Opinions on Software Delivery & Engineering Metrics

Security and Availability makes the headlines. Software Delivery makes the deadlines.

Work that improves security and availability trumps work that could otherwise improve the software delivery experience. Investing Software Delivery means that an organisation can quickly respond to security events, build quality into the software as it’s developed, and can deploy and release small incremental changes that can be rolled back in seconds in case of an outage. Invest in Software Delivery capabilities in order to gain security and reliability. Build towards Zero-cost Deployments.

Continuous Delivery must be the end state for all engineering systems. There is no excuse why greenfields projects cannot adopt Continuous Delivery on day one. Migrating established projects with existing automation towards Continuous Delivery can be difficult. Investment should be put into migrating the system to Continuous Delivery, not making the existing delivery setup easier to operate in.

The set of metrics we use to measure software delivery, reliability, or security typically differs from the set of metrics teams need to improve in those areas. This is best exemplified with SLOs. An organisation creates a metric that illustrates whether systems are meeting their SLOs. That metric doesn’t help engineers improve the reliability of those systems. This is fine, just be aware of it. Likewise be wary of the inverse – when an organisation hoists a low level engineering metric relevant to specific platforms onto every system.
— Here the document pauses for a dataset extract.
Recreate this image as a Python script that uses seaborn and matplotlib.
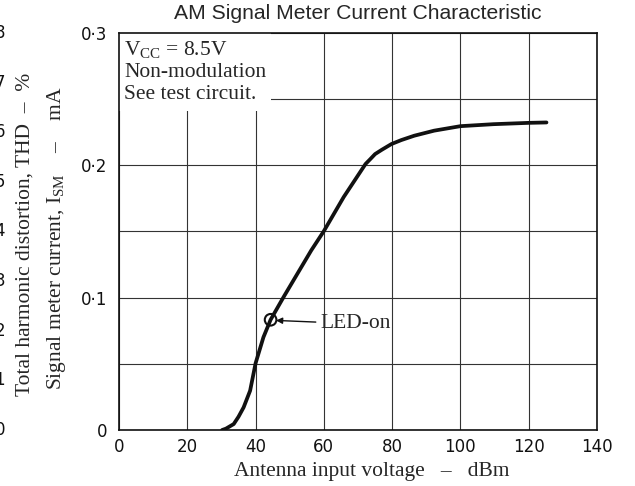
import matplotlib
matplotlib.use("Agg")
import matplotlib.pyplot as plt
import matplotlib.transforms as mtransforms
from matplotlib.patches import Rectangle
import seaborn as sns
import pandas as pd

# ---- data ----
antenna_dbm = [30.2, 31.3, 33.6, 35.0, 36.5, 38.4, 40.0, 42.3, 44.4, 48.3, 56.3,
               60.0, 65.8, 72.2, 73.6, 75.0, 77.0, 79.8, 82.7, 86.5, 92.3,
               100.0, 109.7, 120.0, 125.2]
ism_ma = [0.0, 0.001, 0.0045, 0.010, 0.0171, 0.0297, 0.0504, 0.0701, 0.0833,
          0.1009, 0.1357, 0.1503, 0.176, 0.201, 0.2047, 0.2085, 0.2118, 0.2161,
          0.2191, 0.2224, 0.2262, 0.2296, 0.2311, 0.2321, 0.2324]
led_on = (44.4, 0.0833)
x_ticks = [0, 20, 40, 60, 80, 100, 120, 140]
y_ticks = [0, 0.1, 0.2, 0.3]
y_tick_labels = ["0", "0·1", "0·2", "0·3"]
y_minor = [0.05, 0.15, 0.25]
thd_ticks = [0, 1, 2, 3, 4, 5, 6, 7, 8]

df = pd.DataFrame({"dBm": antenna_dbm, "ISM": ism_ma})

sns.set_style("white")
plt.rcParams["font.family"] = ["DejaVu Sans"]
plt.rcParams["mathtext.fontset"] = "custom"
plt.rcParams["mathtext.rm"] = "Liberation Serif"
plt.rcParams["mathtext.it"] = "Liberation Serif:italic"

fig = plt.figure(figsize=(6.35, 4.86), dpi=100)
ax = fig.add_axes([119 / 635, 1 - 430 / 486, 478 / 635, 397 / 486])

sns.lineplot(data=df, x="dBm", y="ISM", ax=ax, color="#111111", linewidth=2.7)
sns.scatterplot(x=[led_on[0]], y=[led_on[1]], ax=ax, s=70, facecolor="none",
                edgecolor="#111111", linewidth=1.5, zorder=5)

ax.set_xlim(0, 140)
ax.set_ylim(0, 0.3)
ax.set_xticks(x_ticks)
ax.set_xticklabels([str(v) for v in x_ticks])
ax.set_yticks(y_ticks)
ax.set_yticklabels(y_tick_labels)
ax.set_yticks(y_minor, minor=True)
ax.grid(True, which="both", color="#333333", linewidth=0.8)
ax.tick_params(axis="both", which="both", length=0, labelsize=12,
               labelcolor="#111111")
ax.tick_params(axis="x", pad=6)
ax.tick_params(axis="y", pad=8.5)
for s in ax.spines.values():
    s.set_visible(True)
    s.set_color("#111111")
    s.set_linewidth(1.2)
ax.set_xlabel("")
ax.set_ylabel("")

ax.set_title("AM Signal Meter Current Characteristic", family="Liberation Sans",
             fontsize=15.2, pad=10)

# white area behind the condition notes (hides the grid there)
ax.add_patch(Rectangle((0, 0.2407), 44.6, 0.06, facecolor="white",
                       edgecolor="none", zorder=1))

serif = "Liberation Serif"
ax.text(1.6, 0.2955, "V$_{\\mathrm{CC}}$ = 8.5V\nNon-modulation\nSee test circuit.",
        family=serif, fontsize=15.5, va="top", ha="left", linespacing=1.22,
        zorder=4)

ax.annotate("LED-on", xy=(led_on[0] + 1.6, led_on[1] - 0.0005),
            xytext=(59.0, led_on[1] - 0.003), family=serif, fontsize=15.5,
            va="center", ha="left",
            arrowprops=dict(arrowstyle="-|>", color="#111111", lw=1.0,
                            mutation_scale=9, shrinkA=1, shrinkB=0))

fig.text(372 / 635, 1 - 471 / 486, "Antenna input voltage   –   dBm",
         family=serif, fontsize=15.5, ha="center", va="center")
fig.text(57 / 635, 1 - 238 / 486,
         "Signal meter current, I$_{\\mathrm{SM}}$    –    mA",
         family=serif, fontsize=15.5, ha="center", va="center", rotation=90)
fig.text(25 / 635, 1 - 234 / 486,
         "Total harmonic distortion, THD  –  %",
         family=serif, fontsize=15.5, ha="center", va="center", rotation=90)

# left THD scale, cropped at the image edge as in the reference
trans = mtransforms.blended_transform_factory(fig.transFigure, ax.transAxes)
for t in thd_ticks:
    ax.text(5 / 635, t / 8, str(t), transform=trans, ha="right", va="center",
            fontsize=12, color="#111111", clip_on=False)

fig.savefig("out.png", dpi=100)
This results in many systems having null metrics eg. services not running on that platform cannot report any metrics.

A good metric is one that we can talk about in natural language. The technical definition of Delivery Lead Time (DLT) is the time taken from when a commit was authored until it was successfully deployed to production. That’s difficult to parse. Instead, we can talk about the median DLT as: the time it takes, on average, from when an engineer writes code until it’s used by customers. This phrasing makes the value of DLT clear and leads to compelling conversations.

The key high level metrics we need are Delivery Lead Time, Deployment Frequency (DF), Time Since Last Deployment (TSLD), and Service Level Objectives (SLOs) for Reliability. Change Failure Rate and Recovery Time don’t tell us what we think we want to know. Read more in: DORA Metrics Reference.

Metrics must measure systems, not teams or individuals. Singling out individuals, even only for praise, sets the wrong incentives. Reporting metrics against teams misses the point. Metrics on systems illustrates the realities of the median engineer developing in it. Feedback and investment flows directly to the system, not by way of proxy as when metrics are presented against teams.

There is no objective “good” for metrics such as Delivery Lead Time and Deployment Frequency. Good enough targets for delivery metrics all depend on the type of system (API, frontend, mobile, database, …), age of the system, frequency of activity in the codebase, business value it brings to the organisation, and expected lifespan of the code.

System owners should set their own targets for DLT and DF. Like SLOs, there are no magical numbers to aim for. Set aside the impractical numbers (eg. 100% availability, 5 minute DLT), and consider what is good enough for the system.

Software Delivery metrics can act as Service Level Indicators for engineering systems. DLT is a wide measure across many discrete activities such as code review, build time, testing time, and deployment time. It also measures time in the delivery process introduced by team or organisational overhead. Seeing DLF and DF drift from the baseline indicates that it’s worth investigating the delivery process.